Saturday, 5 October 2013
'The Curious Incident of the Dog in the Night-Time' Apollo Theatre *****
It is safe to say that 'The Curious Incident of the Dog in the Night-Time' is by far the best play in the West End at this current time. The production is based on the story of a fifteen year old boy Christopher who has Aspergers Syndrome who tries to solve the case of the viscous murder of his neighbour's dog. The acting is exceptional throughout. I found the lead played by Mike Nobel was superb throughout the performance and it felt that vast amounts of research had been taken to ensure that he conveyed the right words and actions as to not offend the audience. Aspergers can be a sensitive issue. The boys parents Judy (Amanda Drew) and Ed (Trevor Fox) allow the audience to understand the immense pressure it is to have a son with this condition and the toll of this sometimes breaks the family apart. This is another outstanding production directed by the marvellous Marianne Elliot as she has been able to direct a production that leaves me with a humongous smile on my face. I found her vision to be one of such wonder that makes me believe that she thoroughly deserved her Olivier 2013 Award for Best Direction.

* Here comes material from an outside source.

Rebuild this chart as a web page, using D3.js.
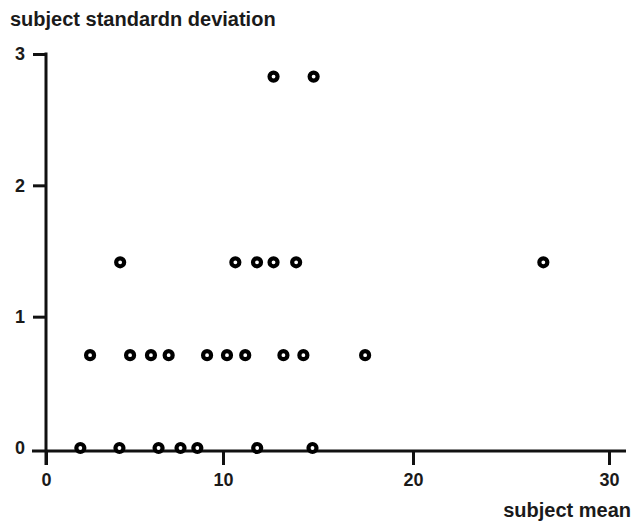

Hopefully her work for 'Port' has such recognition and wins an Olivier in Spring 2014. The design of the set by Bunny Christie and outstanding video design by Central School of Speech and Drama graduate Finn Ross was an extraordinary piece of craftsmanship and it seems that a lot of work has been taken to ensure a phenomenal production that has wowed audiences time and time again. I was sincerely fulfilled whilst watching this beautiful production. The Movement Directors, Artistic Directors of Frantic Assembly, Steven Hoggett and Scott Graham have incorporated a visionary wave of choreography that enables you to travel on a journey with Christopher and the other characters.This is conveyed through their own experiences and it's great to see such brilliant movements presented by the company. This is the production to be seen so I urge you not miss out on this outstanding play.